Thanks for any thoughts on this.

This paper seems to address normalization quite thoroughly, shame that I can’t find their R scripts in the supplementary data. http://bib.oxfordjournals.org/content/14/6/671.full.pdf

Cheers,

Duy

Hi Harold,

Thank you for taking the time to write this explanation. However, I got confused about the meaning of j in the Mathematical framework:

Let X_{ij} be the observed counts for expression feature i (maybe a gene or transcript) in sample j. We assume X_{ij} is a sample from some distribution with the following property: E[X_{ij}] = \mu_{ij} = \beta_i \cdot s_j where \beta_i is a mean expression rate for feature i and s_j is the sample specific scaling factor for condition j. T

First you say that index j is the sample. Then you “sample” from a distribution and you say that s_j is the “sample” specific scaling factor for condition j.

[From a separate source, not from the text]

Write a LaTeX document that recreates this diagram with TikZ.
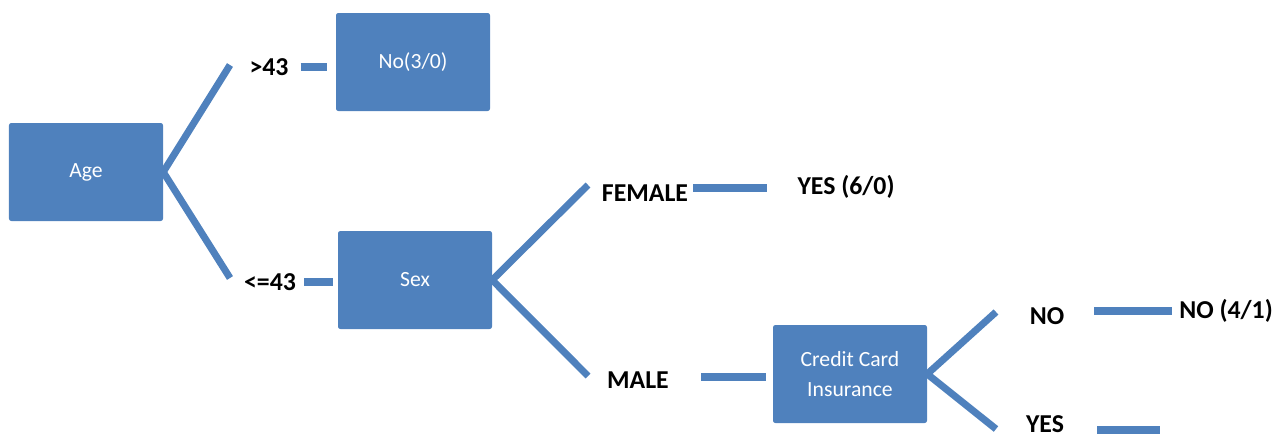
\documentclass[tikz,border=0pt]{standalone}
\usepackage{fontspec}
\setmainfont{Carlito}
\usetikzlibrary{positioning}
\definecolor{boxblue}{RGB}{79,129,189}

\begin{document}
\begin{tikzpicture}[x=0.03cm,y=-0.03cm,
  box/.style={rectangle,rounded corners=2pt,fill=boxblue,text=white,
    minimum width=4.62cm,minimum height=2.94cm,align=center,
    font=\fontsize{18.5}{25}\selectfont},
  lbl/.style={inner sep=0pt,font=\bfseries\fontsize{22}{24}\selectfont},
  branch/.style={draw=boxblue,line width=6pt,line join=round},
  stub/.style={draw=boxblue,line width=6pt}]
  \useasboundingbox (0,0) rectangle (1287,439);
  % boxes
  \node[box] (age) at (86,172) {Age};
  \node[box] (no30) at (413,62) {No(3/0)};
  \node[box] (sex) at (415,280) {Sex};
  \node[box] (cci) at (850,374) {Credit Card\\Insurance};
  % labels
  \node[lbl] (gt) at (269,67) {>43};
  \node[lbl] (le) at (270,282) {<=43};
  \node[lbl] (female) at (645,193) {FEMALE};
  \node[lbl] (yes60) at (846,187) {YES (6/0)};
  \node[lbl] (male) at (638,380) {MALE};
  \node[lbl] (no) at (1047,316) {NO};
  \node[lbl] (no41) at (1226,311) {NO (4/1)};
  \node[lbl] (yes) at (1045,424) {YES};
  % ends of the branches
  \coordinate (a1) at (230,65);
  \coordinate (a2) at (230,278);
  \coordinate (s1) at (588,185);
  \coordinate (s2) at (588,376);
  \coordinate (c1) at (996,312);
  \coordinate (c2) at (996,429);
  \coordinate (yesend) at (1160,430);
  \path[branch] (a1) -- (age.east) -- (a2);
  \path[branch] (s1) -- (sex.east) -- (s2);
  \path[branch] (c1) -- (cci.east) -- (c2);
  \path[stub]
  (gt.east) edge [shorten <=0.36cm,shorten >=0.27cm] (gt.east -| no30.west)
  (le.east) edge [shorten <=0.24cm,shorten >=0.15cm] (le.east -| sex.west)
  ([yshift=0.15cm]female.east) edge [shorten <=0.15cm,shorten >=0.9cm] ([yshift=0.15cm]female.east -| yes60.west)
  ([yshift=0.09cm]male.east) edge [shorten <=0.96cm,shorten >=0.21cm] ([yshift=0.09cm]male.east -| cci.west)
  ([yshift=0.15cm]no.east) edge [shorten <=0.9cm,shorten >=0.21cm] ([yshift=0.15cm]no.east -| no41.west)
  (yes.east |- yesend) edge [shorten <=0.99cm] (yesend)
  ;
\end{tikzpicture}
\end{document}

So is index j a condition or a sample? And is the meaning of “sample” in the first sentence the same as the meaning of “sample” in the second sentence? Or does “sample” in the first sentence mean “condition” in the second sentence?

I ask this because I am trying to normalize data where I have 3 conditions, and 3 replicates for each condition (9 samples total). Does j correspond to a single sample or does it correspond to the whole condition? The number of reads in each replicate can vary by as much as an order of magnitude, so normalization between samples and also across conditions will be critical.

I will also look at the Poisson-seq paper to see if that is a bit more clear.